Tot niet zo lang geleden leefden we in een wereld vol betekenis. Een boom was een boom en de bakker bakte brood. Elk object, elk verschijnsel en ieder mens was deel van een alomvattende, natuurlijke orde.
In de wereld waarin wij nu leven staat een boom voor bedreigde natuur en is de warme bakker een marketingconcept. Het is een wereld die te complex en veranderlijk is om vanuit één perspectief beschreven te kunnen worden, een wereld ook zonder gezag en zonder betekenis.

In de oude wereld was stijl uitdrukking van een collectief beleden idee.

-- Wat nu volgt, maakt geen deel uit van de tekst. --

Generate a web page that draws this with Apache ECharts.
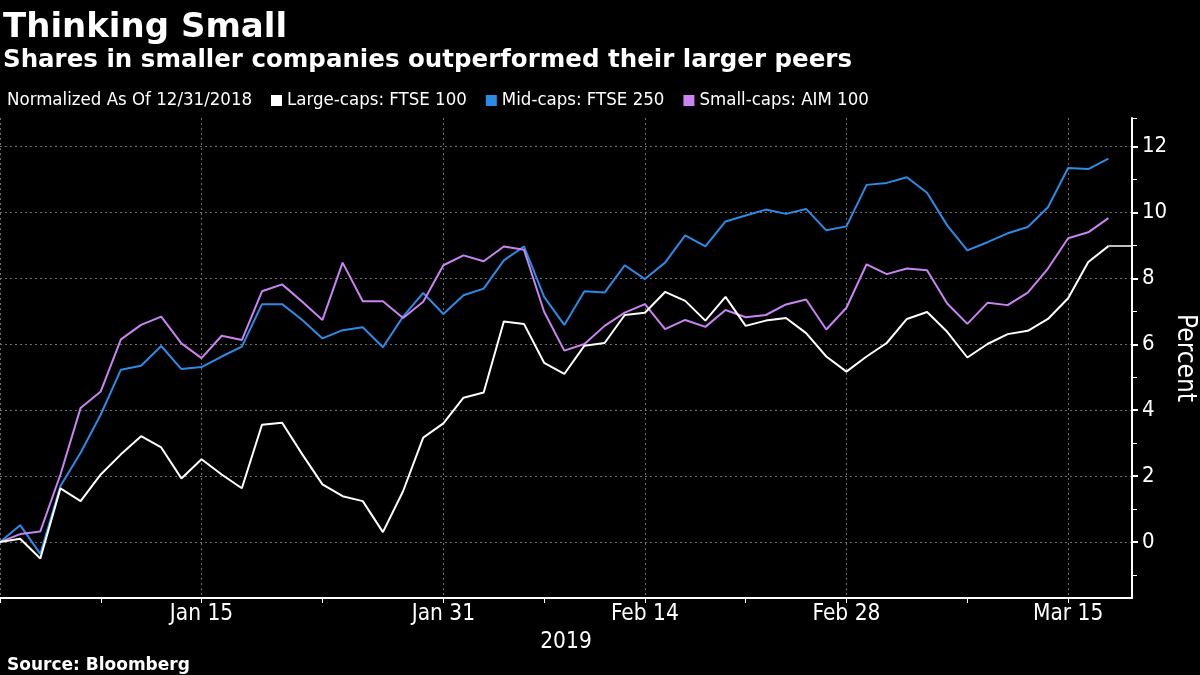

Dit gold ook nog voor de moderne kunst. Ook deze beantwoordde aan een aantal algemeen geldige regels: ze was zuiver, authentiek, origineel en stond in dienst van het ideaal van het zichzelf verwerkelijkende individu. Daarbij was ze venster op de metafysische wereld.
De kunst van nu kent geen stijl. In een wereld die geen betekenis meer lijkt te hebben heeft ze fundamenteel afstand gedaan van het idee omvattende uitspraken te kunnen doen.
Veel kunstenaars van nu vinden houvast in het werk van de Franse filosoof Gilles Deleuze. Deze beschrijft de werkelijkheid in termen van concepten en definieert denken als een vorm van activisme. In meningen is hij niet geïnteresseerd, in discussie nog minder. Denken is een voortdurende staat van wording, van openheid en alertheid, van ontvankelijkheid voor processen van verandering.
Deleuze’s definitie is nauw verwant met de methoden van de kunst van nu. Ook hier staan verandering en dynamiek voorop, is de weg het doel en zijn meningen niet interessant.
Kunst als activisme, als een telkens opnieuw doordenken van de wereld en het leven. Een aantrekkelijke en ter zake doende definitie. En wellicht ook een mogelijkheid om tot een nieuwe betekenis te komen.